Reference: Plasma cell myeloma (multiple myeloma)
Board review style question #2

Clonal plasma cells in the setting of multiple myeloma are typically negative for CD19. What cytogenetic abnormality is typically associated with CD19 or CD20 positive plasma cells in the setting of a plasma cell neoplasm?

  1. Deletion 13
  2. Hypodiploidy
  3. t(4:14)
  4. t(11;14)
  5. t(14:16)
Board review style answer #2
D. t(11:14). The presence of CD19 positive clonal plasma cells may favor the presence of a small B cell lymphoma with plasmacytic differentiation as opposed to a plasma cell neoplasm in many cases. These entities are important to differentiate as the treatments are generally distinct. However, in the setting of a t(11;14) translocation, the plasma cells are cyclin D1+, typically retain CD19 expression and may express additional B cell markers including CD20. This can create potential diagnostic pitfalls (Leuk Res 2013;37:1251).

Comment Here

Reference: Plasma cell myeloma (multiple myeloma)
Board review style question #3


Which of the following findings would most strongly favor the presence of a neoplastic plasma cell process rather than a reactive plasma cell proliferation?

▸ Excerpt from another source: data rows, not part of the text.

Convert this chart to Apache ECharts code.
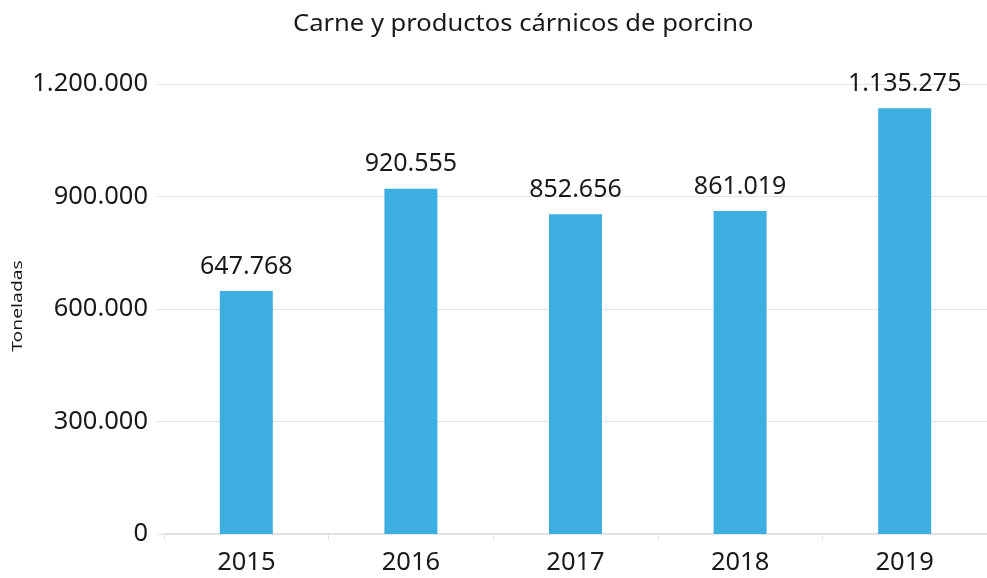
<!DOCTYPE html>
<html>
<head>
<meta charset="utf-8">
<script src="https://cdn.jsdelivr.net/npm/echarts@6/dist/echarts.min.js"></script>
<style>
  html, body { margin: 0; padding: 0; background: #ffffff; }
  #chart { width: 987px; height: 578px; }
</style>
</head>
<body>
<div id="chart"></div>
<script>
// Pork meat and meat products, tonnes per year
var years = ['2015', '2016', '2017', '2018', '2019'];
var tonnes = [647768, 920555, 852656, 861019, 1135275];
var yTicks = { min: 0, max: 1200000, interval: 300000 };
var titleText = 'Carne y productos cárnicos de porcino';
var yAxisTitle = 'Toneladas';

// Spanish-style thousands separator (dot)
function fmt(v) {
  return String(Math.round(v)).replace(/\B(?=(\d{3})+(?!\d))/g, '.');
}

var FONT = '"Noto Sans", "Open Sans", sans-serif';
var INK = '#1a1a1a';
var RULE = '#e3e3e3';
var chart = echarts.init(document.getElementById('chart'), null, { renderer: 'canvas' });

chart.setOption({
  animation: false,
  backgroundColor: '#ffffff',
  // Title and axis caption are drawn as slightly wide-set text elements
  graphic: [
    {
      type: 'text',
      x: 293, y: 12,
      scaleX: 1.065,
      style: {
        text: titleText,
        fontFamily: FONT, fontSize: 24, fill: INK,
        textAlign: 'left', textVerticalAlign: 'top',
        align: 'left', verticalAlign: 'top'
      }
    },
    {
      type: 'text',
      x: 18.5, y: 306,
      rotation: Math.PI / 2,
      scaleX: 1.38,
      style: {
        text: yAxisTitle,
        fontFamily: FONT, fontSize: 14, fill: INK,
        textAlign: 'center', textVerticalAlign: 'middle',
        align: 'center', verticalAlign: 'middle'
      }
    }
  ],
  grid: { left: 164, right: -6, top: 84, bottom: 44, containLabel: false },
  xAxis: {
    type: 'category',
    data: years,
    axisLine: { show: true, lineStyle: { color: RULE, width: 2 } },
    axisTick: { show: true, length: 6, lineStyle: { color: RULE } },
    axisLabel: { fontFamily: FONT, fontSize: 25.5, color: INK, margin: 16 }
  },
  yAxis: {
    type: 'value',
    min: yTicks.min,
    max: yTicks.max,
    interval: yTicks.interval,
    axisLine: { show: false },
    axisTick: { show: true, length: 7, lineStyle: { color: RULE } },
    splitLine: { show: true, lineStyle: { color: RULE, width: 1 } },
    axisLabel: {
      fontFamily: FONT, fontSize: 25.5, color: INK, margin: 16,
      padding: [0, 0, 6, 0],
      formatter: function (v) { return fmt(v); }
    }
  },
  series: [{
    type: 'bar',
    data: tonnes,
    barWidth: 53,
    itemStyle: { color: '#3daee0' },
    label: {
      show: true,
      position: 'top',
      distance: 12,
      fontFamily: FONT,
      fontSize: 25,
      color: INK,
      formatter: function (p) { return fmt(p.value); }
    }
  }]
});
</script>
</body>
</html>
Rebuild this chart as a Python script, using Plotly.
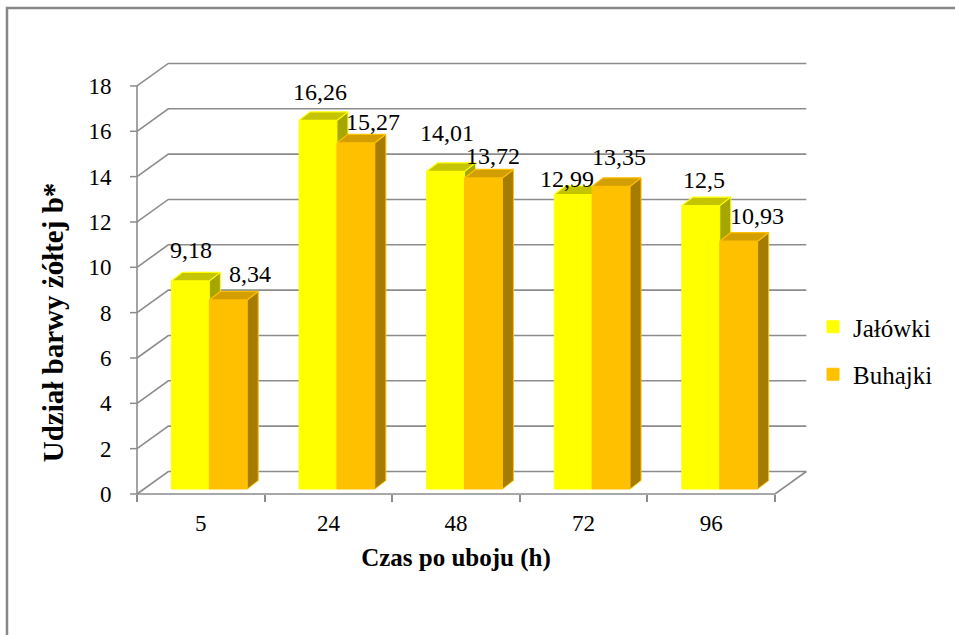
import plotly.graph_objects as go

# ---- data ----
categories = ["5", "24", "48", "72", "96"]
jalowki = [9.18, 16.26, 14.01, 12.99, 12.5]
buhajki = [8.34, 15.27, 13.72, 13.35, 10.93]
y_ticks = [0, 2, 4, 6, 8, 10, 12, 14, 16, 18]
series_names = ["Jałówki", "Buhajki"]

# per-label nudges (px) for the value labels
label_dx = [[0.6, 2, 1.4, -6.5, 3.2], [21.7, 17.1, 9, 7.9, 18.3]]
label_dy = [[22.4, 19.4, 29.4, 7, 17], [17.4, 12.8, 13, 20.4, 16.7]]

# ---- colours ----
FRONT = ["#FFFF00", "#FFC000"]
TOP = ["#C4C400", "#D29E00"]
SIDE = ["#A6A600", "#A67C00"]
GRID = "#8C8C8C"
CLEAR = "rgba(0,0,0,0)"
FONT = "Liberation Serif"

# ---- pixel geometry of the plotting area ----
W, H = 955, 635
L, R, T, B = 100, 812, 55, 590
X0_PX = 137.0      # pixel of x = -0.5 (front-left corner)
CAT_PX = 127.6     # pixels per category
Y0_PX = 494.0      # pixel of y = 0 on the front plane
UNIT_PX = 22.67    # pixels per value unit
TICK_PX = 7.0      # visible tick length

x_min = -0.5 - (X0_PX - L) / CAT_PX
x_max = -0.5 + (R - X0_PX) / CAT_PX
y_min = -(B - Y0_PX) / UNIT_PX
y_max = (Y0_PX - T) / UNIT_PX

n = len(categories)
# depth of the walls (oblique projection)
DX = 31.3 / CAT_PX
DY = 22.5 / UNIT_PX
# column geometry
BASE = 5.0 / UNIT_PX
BAR_W = 0.297
OFFS = [-0.230, 0.067]
BDX = 11.0 / CAT_PX
BDY = 8.5 / UNIT_PX

fig = go.Figure()

# walls, floor, value axis line and its tick marks
shapes = []
for v in y_ticks:
    shapes.append(dict(
        type="path", xref="x", yref="y", layer="below",
        path=f"M {-0.5},{v} L {-0.5 + DX},{v + DY} L {n - 0.5 + DX},{v + DY}",
        line=dict(color=GRID, width=1.6)))
    shapes.append(dict(
        type="line", xref="x", yref="y", layer="below",
        x0=-0.5 - TICK_PX / CAT_PX, x1=-0.5, y0=v, y1=v,
        line=dict(color=GRID, width=1.5)))
shapes.append(dict(
    type="path", xref="x", yref="y", layer="below",
    path=f"M {-0.5},0 L {n - 0.5},0 L {n - 0.5 + DX},{DY}",
    line=dict(color=GRID, width=1.6)))
shapes.append(dict(
    type="path", xref="x", yref="y", layer="below",
    path=f"M {-0.5},{y_ticks[-1]} L {-0.5},0",
    line=dict(color=GRID, width=1.6)))


def px_x(p):
    return (p - L) / (R - L)


def px_y(p):
    return (B - p) / (B - T)


# outer chart border
shapes.append(dict(type="rect", xref="paper", yref="paper",
                   x0=px_x(7), x1=px_x(965), y0=px_y(645), y1=px_y(8),
                   line=dict(color="#888888", width=2.5)))

# columns: each series on its own overlaid subplot so the later one hides the earlier
axes = [("x", "y"), ("x2", "y2")]
annotations = []
for s, vals in enumerate([jalowki, buhajki]):
    xa, ya = axes[s]
    o = OFFS[s]
    top_x, top_y, side_x, side_y = [], [], [], []
    for k, v in enumerate(vals):
        xl = k + o
        xr = xl + BAR_W
        yb = BASE
        yt = BASE + v
        top_x += [xl, xr, xr + BDX, xl + BDX, xl, None]
        top_y += [yt, yt, yt + BDY, yt + BDY, yt, None]
        side_x += [xr, xr, xr + BDX, xr + BDX, xr, None]
        side_y += [yb, yt, yt + BDY, yb + BDY, yb, None]
        annotations.append(dict(
            x=xl + BAR_W / 2, y=yt + BDY, xref="x", yref="y",
            text=f"{v:g}".replace(".", ","), showarrow=False,
            xanchor="center", yanchor="middle",
            xshift=label_dx[s][k], yshift=label_dy[s][k],
            font=dict(family=FONT, size=24, color="#000000")))
    fig.add_trace(go.Bar(
        x=list(range(n)), y=vals, base=BASE, offset=o, width=BAR_W,
        name=series_names[s], legendgroup=series_names[s],
        marker=dict(color=FRONT[s], line=dict(color=FRONT[s], width=1)),
        xaxis=xa, yaxis=ya))
    fig.add_trace(go.Scatter(
        x=side_x, y=side_y, mode="lines", fill="toself", fillcolor=SIDE[s],
        line=dict(color=FRONT[s], width=1), showlegend=False,
        hoverinfo="skip", xaxis=xa, yaxis=ya))
    fig.add_trace(go.Scatter(
        x=top_x, y=top_y, mode="lines", fill="toself", fillcolor=TOP[s],
        line=dict(color=FRONT[s], width=1.2), showlegend=False,
        hoverinfo="skip", xaxis=xa, yaxis=ya))

fig.update_layout(
    width=W, height=H,
    margin=dict(l=L, r=W - R, t=T, b=H - B, pad=0),
    paper_bgcolor="white", plot_bgcolor="white",
    barmode="overlay",
    font=dict(family=FONT, color="#000000"),
    shapes=shapes, annotations=annotations,
    showlegend=True,
    legend=dict(x=px_x(813), y=px_y(304), xanchor="left", yanchor="top",
                font=dict(family=FONT, size=25), bgcolor="rgba(0,0,0,0)",
                tracegroupgap=12, itemclick=False),
    xaxis=dict(range=[x_min, x_max], tickvals=list(range(n)), ticktext=categories,
               ticks="outside", ticklen=8, tickcolor=CLEAR,
               showgrid=False, zeroline=False, showline=False,
               anchor="free", position=px_y(Y0_PX),
               tickfont=dict(family=FONT, size=23),
               minor=dict(tickmode="array", tickvals=[k - 0.5 for k in range(n + 1)],
                          ticks="outside", ticklen=TICK_PX, tickwidth=1.5,
                          tickcolor=GRID, showgrid=False),
               title=dict(text="<b>Czas po uboju (h)</b>", standoff=13,
                          font=dict(family=FONT, size=25))),
    yaxis=dict(range=[y_min, y_max], tickvals=y_ticks,
               ticks="outside", ticklen=21, tickcolor=CLEAR,
               showgrid=False, zeroline=False, showline=False,
               anchor="free", position=px_x(X0_PX),
               tickfont=dict(family=FONT, size=23),
               title=dict(text="<b>Udział barwy żółtej b*</b>", standoff=15,
                          font=dict(family=FONT, size=29))),
    xaxis2=dict(overlaying="x", matches="x", visible=False, anchor="y2"),
    yaxis2=dict(overlaying="y", matches="y", visible=False, anchor="x2"),
)

fig.write_html("out.html")
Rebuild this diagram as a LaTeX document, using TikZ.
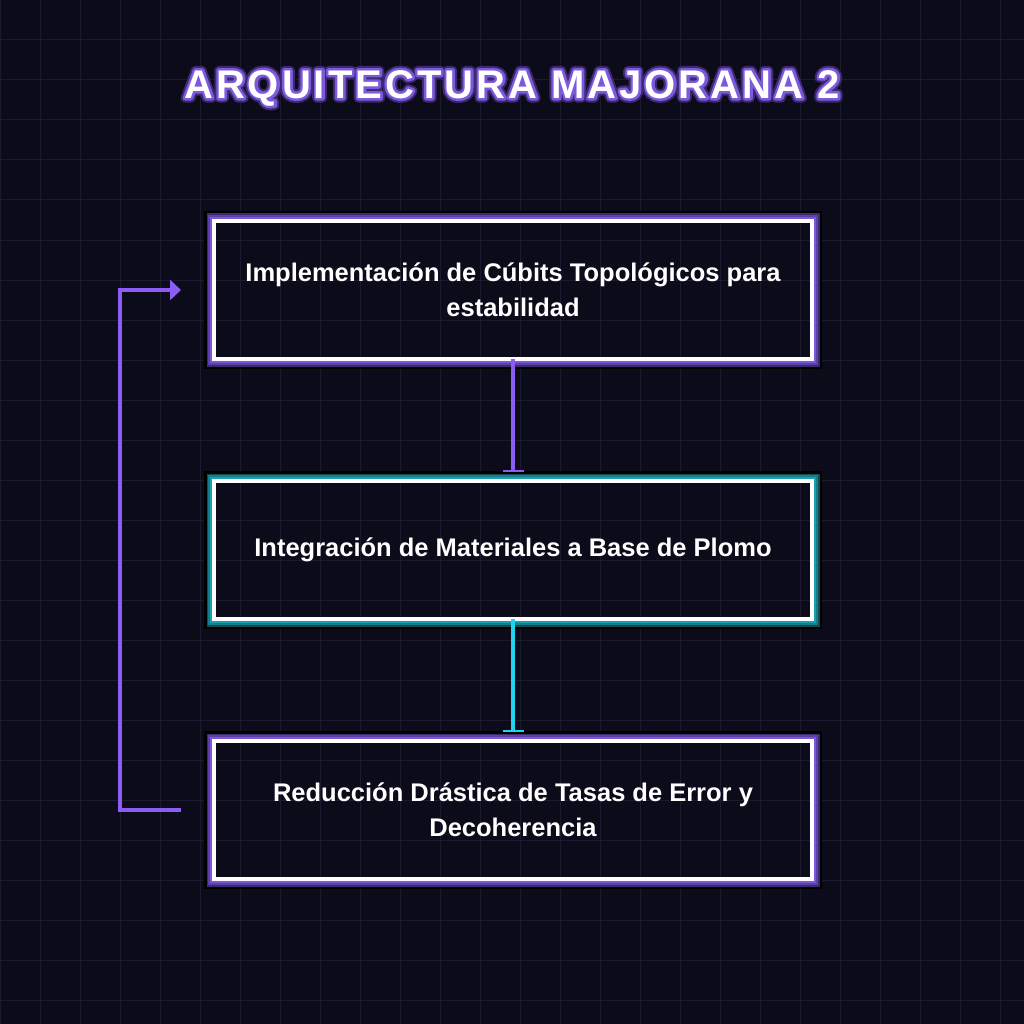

  1. Interstitial plasma cells comprising 10% of cellularity
  2. Plasma cells with prominent clock face chromatin
  3. Russell bodies
  4. Scattered immature plasma cells
  5. Scattered Mott cells with grape-like inclusions
Board review style answer #3
D. Scattered immature plasma cells are more specific to a neoplastic process compared to binucleation, Russell bodies or mild plasmacytosis.